[Exercise brief] Copy out the data exactly, leaving the pictures behind.

######

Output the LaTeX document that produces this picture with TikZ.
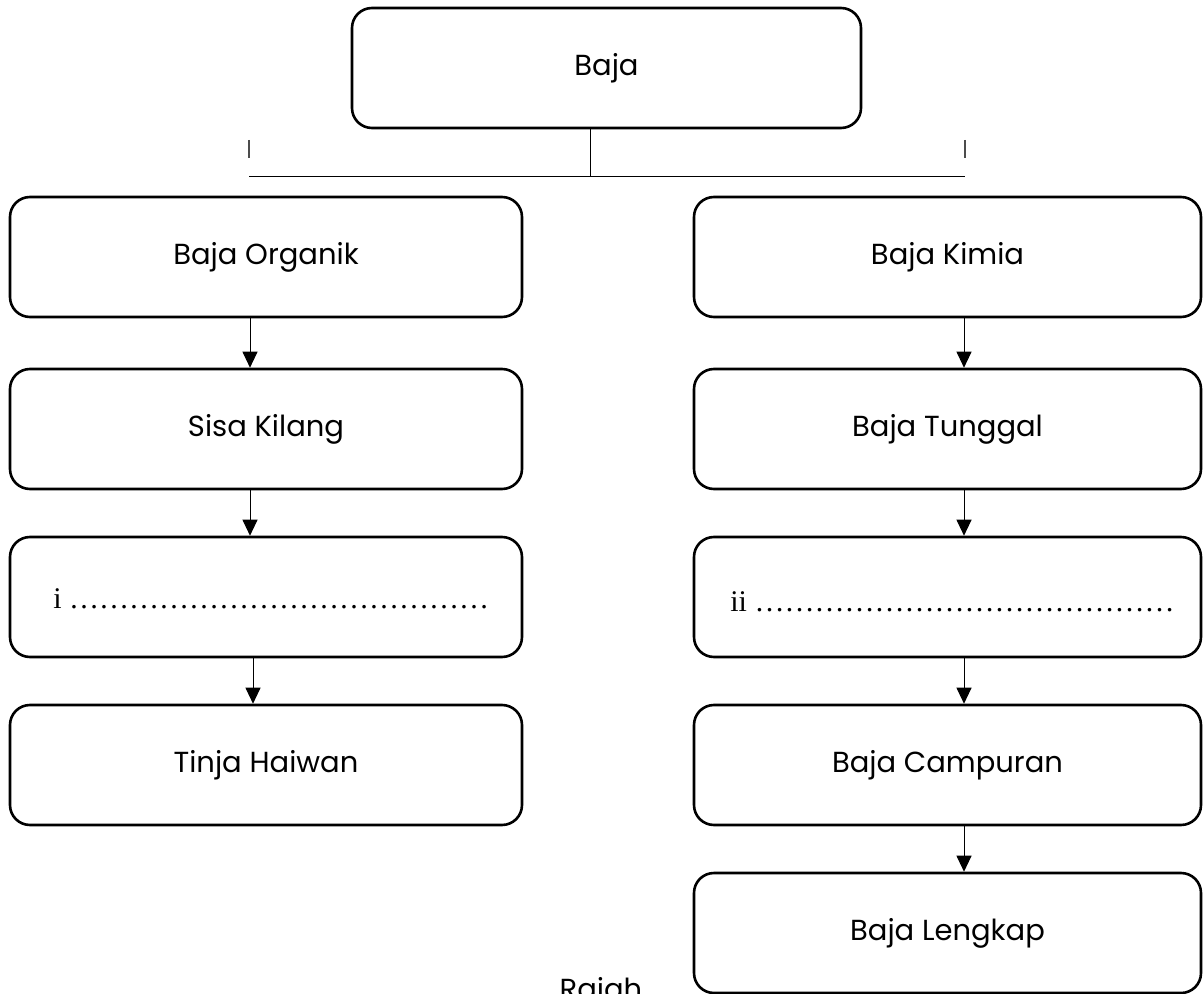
\documentclass[tikz,border=0pt]{standalone}
\usepackage{fontspec}
\setmainfont{Poppins}
\newfontfamily\serfont{Liberation Serif}
\usetikzlibrary{arrows.meta,calc}
\begin{document}
\begin{tikzpicture}[x=0.5pt,y=-0.5pt,
  box/.style={draw=black,line width=1.3pt,rounded corners=10pt,minimum height=60pt,inner sep=0pt,font=\fontsize{14.5}{17}\selectfont},
  lbox/.style={box,minimum width=256pt},
  rbox/.style={box,minimum width=253.5pt},
  arr/.style={line width=0.5pt,-{Triangle[width=7.5pt,length=8pt]}},
  conn/.style={line width=0.5pt},
  tick/.style={line width=0.6pt,draw=black!70},
  dots/.style={anchor=base west,inner sep=0pt,font=\serfont\fontsize{15}{18}\selectfont}]
\useasboundingbox (0,0) rectangle (1204,994);
\node[box,minimum width=254.5pt] (baja) at (606.5,68) {Baja};
\node[lbox] (o1) at (266,257) {Baja Organik};
\node[lbox] (o2) at (266,429) {Sisa Kilang};
\node[lbox] (o3) at (266,597) {};
\node[lbox] (o4) at (266,765) {Tinja Haiwan};
\node[rbox] (k1) at (947.5,257) {Baja Kimia};
\node[rbox] (k2) at (947.5,429) {Baja Tunggal};
\node[rbox] (k3) at (947.5,597) {};
\node[rbox] (k4) at (947.5,765) {Baja Campuran};
\node[rbox] (k5) at (947.5,933) {Baja Lengkap};
\node[dots] (t1) at (53,608) {i ……………………………………};
\node[dots] (t2) at (730,611) {ii ……………………………………};
\node[anchor=base,inner sep=0pt,font=\fontsize{14.5}{17}\selectfont] (rajah) at (601,999) {Rajah};
\coordinate (jn) at (590,177);
\coordinate (hl) at (249,177);
\coordinate (hr) at (965,177);
\coordinate (tl1) at (249,140);
\coordinate (tl2) at (249,158);
\coordinate (tr1) at (965,140);
\coordinate (tr2) at (965,158);
\draw[conn] ([xshift=-8.25pt]baja.south) -- (jn);
\draw[conn] (hl) -- (hr);
\draw[tick] (tl1) -- (tl2);
\draw[tick] (tr1) -- (tr2);
\draw[arr] ([xshift=-8pt]o1.south) -- ([xshift=-8pt]o2.north);
\draw[arr] ([xshift=-8pt]o2.south) -- ([xshift=-8pt]o3.north);
\draw[arr] ([xshift=-6.5pt]o3.south) -- ([xshift=-6.5pt]o4.north);
\draw[arr] ([xshift=8.25pt]k1.south) -- ([xshift=8.25pt]k2.north);
\draw[arr] ([xshift=8.25pt]k2.south) -- ([xshift=8.25pt]k3.north);
\draw[arr] ([xshift=8.25pt]k3.south) -- ([xshift=8.25pt]k4.north);
\draw[arr] ([xshift=8.25pt]k4.south) -- ([xshift=8.25pt]k5.north);
\end{tikzpicture}
\end{document}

######

[Solved problem]
Output the LaTeX document that produces this picture with TikZ.
\documentclass[tikz,border=0pt]{standalone}
\usepackage{fontspec}
\setmainfont{Poppins}
\newfontfamily\serfont{Liberation Serif}
\usetikzlibrary{arrows.meta,calc}
\begin{document}
\begin{tikzpicture}[x=0.5pt,y=-0.5pt,
  box/.style={draw=black,line width=1.3pt,rounded corners=10pt,minimum height=60pt,inner sep=0pt,font=\fontsize{14.5}{17}\selectfont},
  lbox/.style={box,minimum width=256pt},
  rbox/.style={box,minimum width=253.5pt},
  arr/.style={line width=0.5pt,-{Triangle[width=7.5pt,length=8pt]}},
  conn/.style={line width=0.5pt},
  tick/.style={line width=0.6pt,draw=black!70},
  dots/.style={anchor=base west,inner sep=0pt,font=\serfont\fontsize{15}{18}\selectfont}]
\useasboundingbox (0,0) rectangle (1204,994);
\node[box,minimum width=254.5pt] (baja) at (606.5,68) {Baja};
\node[lbox] (o1) at (266,257) {Baja Organik};
\node[lbox] (o2) at (266,429) {Sisa Kilang};
\node[lbox] (o3) at (266,597) {};
\node[lbox] (o4) at (266,765) {Tinja Haiwan};
\node[rbox] (k1) at (947.5,257) {Baja Kimia};
\node[rbox] (k2) at (947.5,429) {Baja Tunggal};
\node[rbox] (k3) at (947.5,597) {};
\node[rbox] (k4) at (947.5,765) {Baja Campuran};
\node[rbox] (k5) at (947.5,933) {Baja Lengkap};
\node[dots] (t1) at (53,608) {i ……………………………………};
\node[dots] (t2) at (730,611) {ii ……………………………………};
\node[anchor=base,inner sep=0pt,font=\fontsize{14.5}{17}\selectfont] (rajah) at (601,999) {Rajah};
\coordinate (jn) at (590,177);
\coordinate (hl) at (249,177);
\coordinate (hr) at (965,177);
\coordinate (tl1) at (249,140);
\coordinate (tl2) at (249,158);
\coordinate (tr1) at (965,140);
\coordinate (tr2) at (965,158);
\draw[conn] ([xshift=-8.25pt]baja.south) -- (jn);
\draw[conn] (hl) -- (hr);
\draw[tick] (tl1) -- (tl2);
\draw[tick] (tr1) -- (tr2);
\draw[arr] ([xshift=-8pt]o1.south) -- ([xshift=-8pt]o2.north);
\draw[arr] ([xshift=-8pt]o2.south) -- ([xshift=-8pt]o3.north);
\draw[arr] ([xshift=-6.5pt]o3.south) -- ([xshift=-6.5pt]o4.north);
\draw[arr] ([xshift=8.25pt]k1.south) -- ([xshift=8.25pt]k2.north);
\draw[arr] ([xshift=8.25pt]k2.south) -- ([xshift=8.25pt]k3.north);
\draw[arr] ([xshift=8.25pt]k3.south) -- ([xshift=8.25pt]k4.north);
\draw[arr] ([xshift=8.25pt]k4.south) -- ([xshift=8.25pt]k5.north);
\end{tikzpicture}
\end{document}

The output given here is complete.